(Bloomberg) -- Dubai cemented its status as the world’s busiest market for luxury homes with buyers pouring $1.59 billion into high end properties during the third quarter, according to Knight Frank LLP. 

The number of sales for homes worth $10 million or more reached a record 277 in the first nine months of the year with $4.91 billion of transactions, putting the emirate firmly ahead of cities such as New York and Hong Kong, the property consultant said. 

“Demand for luxury homes in Dubai remains resilient and supply continues to stubbornly lag demand,” said Faisal Durrani, head of Middle East research at Knight Frank. “The extraordinary run of price rises in this third market cycle has seen prices escalating for nine-consecutive quarters.”

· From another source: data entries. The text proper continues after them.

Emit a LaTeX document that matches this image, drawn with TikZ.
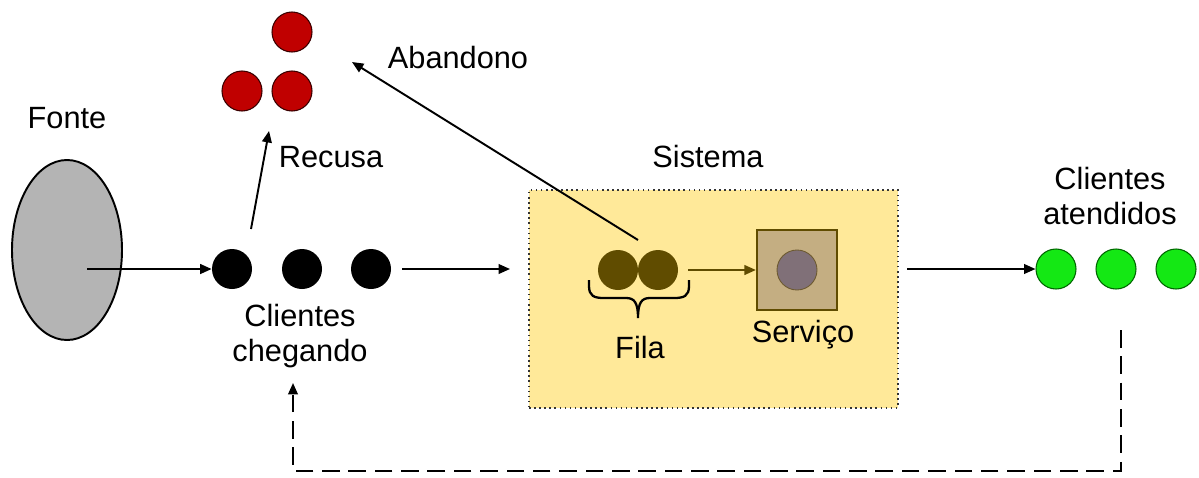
\documentclass[tikz,border=0pt]{standalone}
\usepackage{fontspec}
\setmainfont{Liberation Sans}
\usetikzlibrary{arrows.meta,shapes.geometric}
\definecolor{redc}{RGB}{192,0,0}
\definecolor{sysfill}{RGB}{255,233,153}
\definecolor{olive}{RGB}{96,76,0}
\definecolor{tan}{RGB}{196,174,130}
\definecolor{innerc}{RGB}{128,112,120}
\definecolor{greenc}{RGB}{20,232,20}
\definecolor{ellgray}{RGB}{180,180,180}
\begin{document}
\begin{tikzpicture}[x=0.02cm,y=-0.02cm,
  lbl/.style={font=\fontsize{17.5}{20}\selectfont, align=center, inner sep=0pt},
  dotc/.style={circle, minimum size=40*0.02cm, inner sep=0pt},
  blackdot/.style={dotc, fill=black},
  reddot/.style={dotc, fill=redc, draw=black!70!redc, line width=0.6pt},
  greendot/.style={dotc, fill=greenc, draw=black!60!green, line width=0.6pt},
  conn/.style={line width=1.1pt, -{Triangle[length=6.5pt,width=5.5pt]}},
  fb/.style={line width=1.1pt, dash pattern=on 10pt off 5pt, -{Triangle[length=6.5pt,width=5.5pt]}}
]
\useasboundingbox (0,0) rectangle (1199,477);

% source
\node[ellipse, draw=black, line width=1.1pt, fill=ellgray, minimum width=110*0.02cm, minimum height=180*0.02cm, inner sep=0pt] (fonte) at (67,250) {};
\node[lbl] (fontelbl) at (67,118) {Fonte};

% arriving clients
\node[blackdot] (a1) at (232,269) {};
\node[blackdot] (a2) at (302,269) {};
\node[blackdot] (a3) at (371,269) {};
\node[lbl] (chegando) at (300,336) {Clientes\\chegando};

% refused
\node[reddot] (r1) at (292,32) {};
\node[reddot] (r2) at (242,91) {};
\node[reddot] (r3) at (292,91) {};
\node[lbl] (recusa) at (331,157) {Recusa};
\node[lbl] (abandono) at (458,58) {Abandono};

% system
\node[draw=black!80, dotted, line width=0.9pt, fill=sysfill, minimum width=369*0.02cm, minimum height=218*0.02cm, inner sep=0pt] (sistema) at (713.5,299) {};
\node[lbl] (sistemalbl) at (708,157) {Sistema};

\node[dotc, fill=olive] (q1) at (618,270) {};
\node[dotc, fill=olive] (q2) at (658,270) {};
\draw[line width=1.3pt] (589,280) -- (589,286) .. controls (589,296) and (594,298) .. (604,298) -- (626,298) .. controls (634,298) and (638,302) .. (638,318)
  .. controls (638,302) and (642,298) .. (650,298) -- (674,298) .. controls (684,298) and (689,296) .. (689,286) -- (689,280);
\node[lbl] (fila) at (640,348) {Fila};

\node[draw=olive, line width=1.3pt, fill=tan, minimum size=80*0.02cm, inner sep=0pt] (servico) at (797,270) {};
\node[dotc, fill=innerc, draw=olive!60!innerc, line width=0.5pt] (server) at (797,270) {};
\node[lbl] (servicolbl) at (803,335) {Serviço};

% served
\node[greendot] (g1) at (1056,269) {};
\node[greendot] (g2) at (1116,269) {};
\node[greendot] (g3) at (1176,269) {};
\node[lbl] (atendidos) at (1110,196) {Clientes\\atendidos};

% coordinates
\coordinate (fstart) at (87,269);
\coordinate (recA) at (251,229);
\coordinate (recB) at (269,131);
\coordinate (abA) at (638,240);
\coordinate (abB) at (352,62);
\coordinate (sysIn) at (510,269);
\coordinate (a3out) at (402,269);
\coordinate (qout) at (688,270);
\coordinate (sysOut) at (907,269);
\coordinate (fbA) at (1121,330);
\coordinate (fbB) at (1121,471);
\coordinate (fbC) at (293,471);
\coordinate (fbD) at (293,383);

\draw[conn] (fstart) -- (a1.west);
\draw[conn] (recA) -- (recB);
\draw[conn] (abA) -- (abB);
\draw[conn] (a3out) -- (sysIn);
\draw[line width=1.1pt, draw=olive, -{Triangle[length=6.5pt,width=5.5pt]}] (qout) -- (servico.west);
\draw[conn] (sysOut) -- (g1.west);
\draw[fb] (fbA) -- (fbB) -- (fbC) -- (fbD);
\end{tikzpicture}
\end{document}
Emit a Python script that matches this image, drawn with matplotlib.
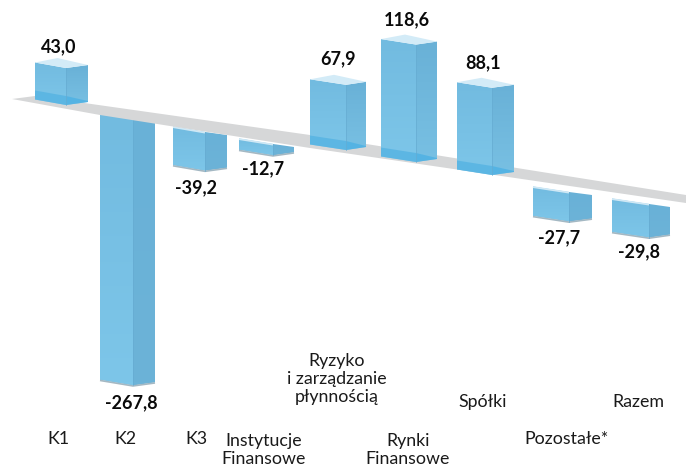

Dubai’s property sector is booming as the government’s handling of the pandemic and its liberal visa policies attract more foreign buyers. The luxury end of the market — including waterfront villas on the city’s man-made palm-shaped islands — is benefitting from an influx of wealthy investors such as Russians seeking to shield their assets, crypto millionaires and rich Indians seeking second homes. 

Still, Dubai has long been known for sharp booms and busts in the property market, with one of its most dramatic downturns coming in 2008, when a debt fueled real estate crash left some of its largest developers on the brink of bankruptcy. This time round, developers are attempting to hedge their bets more by demanding large down payments before they start to build, but wealthy home buyers are also taking on more risk by paying large amounts of cash upfront.

The city’s Palm Jumeirah was the most popular area for wealthy buyers, accounting for just over half of luxury sales, according to the report. Neighborhoods such as Emirates Hills and Jumeirah Bay Island were also popular and home prices in the three districts were 16% higher than a year ago, it said. 

The more traditional district of Umm Suqeim 3 — in the shadow of the city’s famous sail-shaped Burj Al Arab hotel — was also in demand. Average prices there were 62% higher than its nearest competitor, Business Bay, Knight Frank said. Cash buyers dominated the activity and the pool of buyers was “exceptionally diverse,” it said. 

The stock of prime properties is still restricted and demand for luxury beach-front homes is likely to continue for now, Knight Frank said.